The Japan Defense Agency, which detected the Bear and Badger bombers over North Korea as recently as July, said the new route would allow planes to fly more directly from Siberia to the Soviet base at Cam Ranh Bay, Vietnam, and possibly provide a more direct attack route on sea lanes around Japan.
'It also allows them to elude the Japanese radar reconnaissance,' a South Korean official said, limiting Japan to watching the planes only when they near Okinawa.
For Kim, the immediate reward would be assistance in his ever-expanding military buildup.
The North has about 843,000 men under arms and 5 million reserves. In a population of 19 million, one of every four people is a soldier. It also spends a staggering 25 percent of its gross national product on defense.
The South has 600,000 soldiers and 3 million reserves backed by 40,000 American troops and airmen.
Intelligence reports show the North has rapidly stepped up its ground strike capability with armored regiments, personnel carriers and self-propelled artillery and has reverse-engineered a version of the Soviet T-62 tank.
It also has dug hundreds of storage tunnels close to the DMZ to conceal munitions for an attack force. There are also the three 'attack tunnels' found burrowed under the DMZ, through which advance units could move during an invasion. U.S. officials believe there may be up to 20 more.
All that has made the North's motives unclear when Pyongyang appears to pursue the parallel goal of reconciliation, as it has in the past year.
The watershed came in September 1984, when Seoul accepted the North's offer of relief goods to victims of disastrous flooding in the South. There since have been four rounds of economic talks and Red Cross talks on reuniting families divided since the war.
In September, groups of private citizens from each side made unprecedented visits to the other to meet relatives they had not seen in 30 years.
In July, North Korean officials at Panmunjom also proposed steps to reduce tension in the DMZ. The senior U.S. delegate called it the 'first constructive proposal' they ever submitted.
But at the same time, along with its military moves, Pyongyang has stuck to a demand that it co-host the 1988 Seoul Olympics and has repeatedly threatened an East bloc boycott if it is refused. Although a boycott is unlikely, talks between North and South Olympic committees have proved fruitless.
'We just don't know what they want,' said a Western diplomat in Seoul. 'The South Koreans of course are very cynical and skeptical. But they appear to be determined to go ahead with a good faith effort.'
Military officials say they also are puzzled about Kim Il Sung's planned transfer of power to his son, Kim Jong Il, and whether the younger man -- not knowing first-hand the grim reality of the Korean war and anxious to exert control over his generals -- will be tempted to invade.

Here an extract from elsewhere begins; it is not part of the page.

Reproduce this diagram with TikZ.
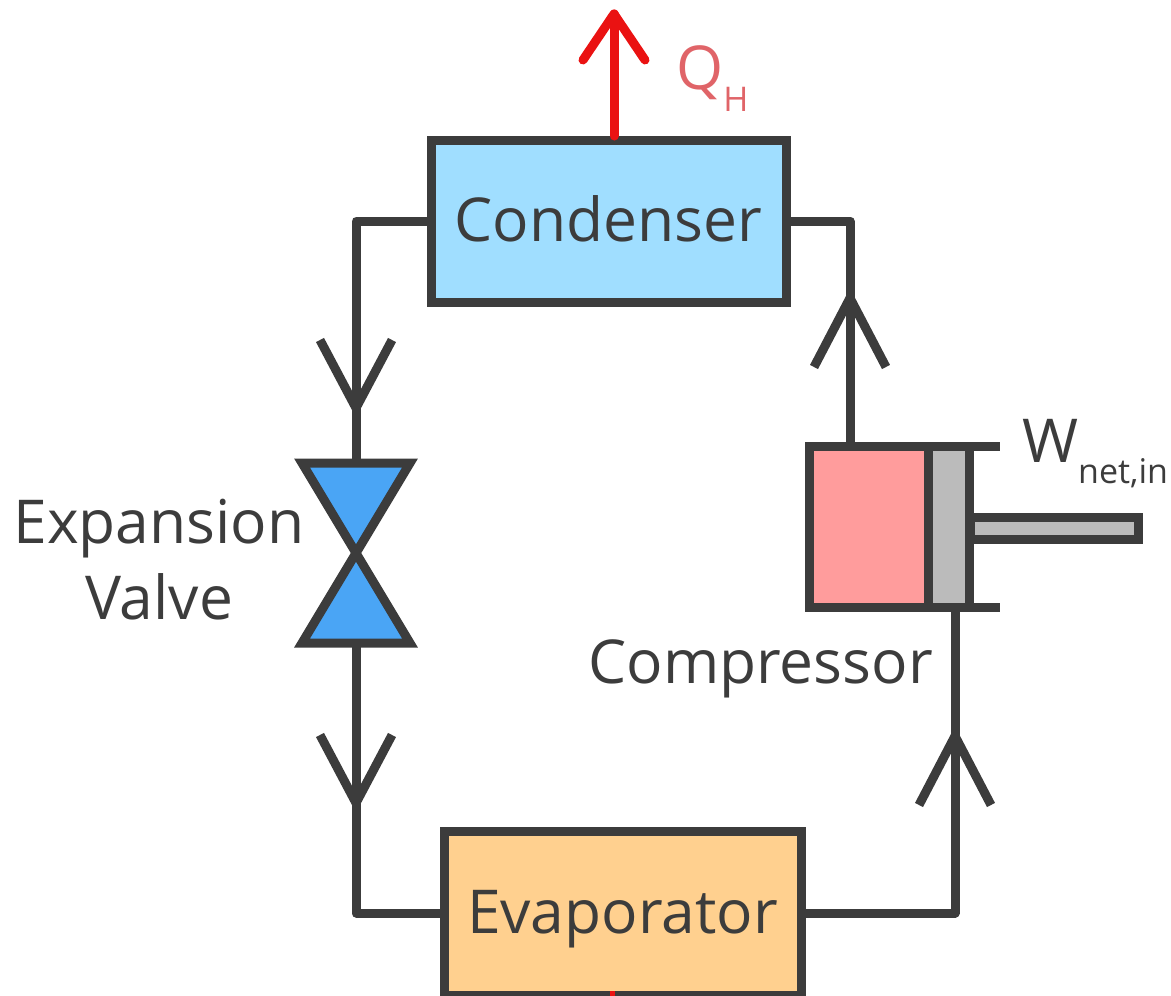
\documentclass[tikz,border=0pt]{standalone}
\usepackage{fontspec}
\setmainfont{Open Sans}
\definecolor{ink}{HTML}{3C3C3C}
\definecolor{condfill}{HTML}{A0DEFF}
\definecolor{evapfill}{HTML}{FFD08F}
\definecolor{valvefill}{HTML}{4AA5F5}
\definecolor{cylfill}{HTML}{FF9C9C}
\definecolor{pistfill}{HTML}{BBBBBB}
\definecolor{heatline}{HTML}{EA1212}
\definecolor{heattext}{HTML}{E06468}
\tikzset{
  box/.style={draw=ink,line width=9pt,rectangle,inner sep=0pt,outer sep=0pt},
  pipe/.style={draw=ink,line width=9pt,line join=round},
  heat/.style={draw=heatline,line width=9pt,line join=round,line cap=round},
  label/.style={text=ink,font=\fontsize{60.5}{76}\selectfont,inner sep=0pt},
}
\begin{document}
\begin{tikzpicture}[x=1pt,y=-1pt]
  \clip (0,0) rectangle (1171,996);

  \begin{scope}[every node/.style={box,label}]
    \node[fill=condfill,minimum width=355pt,minimum height=162pt,text height=40pt,text depth=0pt] (cond) at (608.5,221) {Condenser};
    \node[fill=evapfill,minimum width=357pt,minimum height=164pt,text height=40pt,text depth=0pt] (evap) at (622.5,913) {Evaporator};
    \node[fill=cylfill,minimum width=119pt,minimum height=161pt] (cyl) at (868.5,526.5) {};
    \node[fill=pistfill,minimum width=41pt,minimum height=161pt] (piston) at (949,526.5) {};
    \node[fill=pistfill,minimum width=168pt,minimum height=22pt] (rod) at (1054,528) {};
  \end{scope}

  \coordinate (valvetop) at (356,463);
  \coordinate (valvebot) at (356,643);
  \coordinate (tl) at (302,463);
  \coordinate (tr) at (410,463);
  \coordinate (bl) at (302,643);
  \coordinate (br) at (410,643);
  \draw[draw=ink,line width=9pt,fill=valvefill,line join=miter] (tl) -- (tr) -- (bl) -- (br) -- cycle;

  \coordinate (heattop) at (614,14);
  \coordinate (heatbot) at (614,136);
  \coordinate (coldbit) at (612,991);
  \coordinate (coldend) at (612,996);
  \coordinate (cyltop) at (850,446);
  \coordinate (cylbot) at (955,607);
  \coordinate (lipt) at (1000,446);
  \coordinate (lipb) at (1000,607);
  \coordinate (tipa) at (356,408);
  \coordinate (tipb) at (356,803);
  \coordinate (tipc) at (955,736);
  \coordinate (tipd) at (850,298);

  \path[pipe] (cond.west) -| (valvetop);
  \path[pipe] (valvebot) |- (evap.west);
  \path[pipe] (evap.east) -| (cylbot);
  \path[pipe] (cyltop) |- (cond.east);
  \path[pipe] (cyl.north east) -- (lipt);
  \path[pipe] (cyl.south east) -- (lipb);

  \path[pipe] (tipa) ++(-36,-68) -- (tipa) -- ++(36,-68);
  \path[pipe] (tipb) ++(-36,-68) -- (tipb) -- ++(36,-68);
  \path[pipe] (tipc) ++(-36,69) -- (tipc) -- ++(36,69);
  \path[pipe] (tipd) ++(-36,69) -- (tipd) -- ++(36,69);

  \path[heat] (heatbot) -- (heattop);
  \path[heat] (heattop) ++(-31,46) -- (heattop) -- ++(31,46);
  \draw[line width=5pt,color=heatline] (coldbit) -- (coldend);

  \node[label,align=center] (valvelabel) at (159,560) {Expansion\\Valve};
  \node[label,anchor=base east] (complabel) at (933,683) {Compressor};
  \node[label,anchor=base west] (worklabel) at (1022,462) {W\raisebox{-21pt}{\fontsize{34}{36}\selectfont net,in}};
  \node[label,anchor=base west,text=heattext] (heatlabel) at (676,89) {Q\raisebox{-22pt}{\fontsize{34}{36}\selectfont H}};
\end{tikzpicture}
\end{document}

'It's difficult to read the North, and that's why the status of the talks have no impact up here,' the American colonel said in the DMZ. 'It's difficult to pick up signs of what they're going to do. It's purely illogical.'
There is evidence for his assertion.
Less than a mile across the DMZ, the North has built a modern village under a huge, 525-foot flagpole to show how good life is. But observers have noted that the village lights all switch on and off at the same times, and U.N. officials say no one lives there.
From the town, which U.S. soldiers have dubbed 'Propaganda Village,' the North Korean daily broadcasts can reach the ears of only one group of South Koreans -- residents of Tae Song Dong, the only civilian village in the DMZ.
But Tae Song Dong, so-called 'Freedom Village,' is maintained as something of a showpiece as well, and its residents are given financial benefits by the government to live there. They are hardly candidates for defection.
Even a simple invitation is oddly askew.
The North Koreans have laid out a huge sign on a hill facing Guardpost Ouellette inexplicably misspelled: 'Weicome to North Korea.' An American battalion commander said he has sent them several letters suggesting it be fixed, but has never received an answer.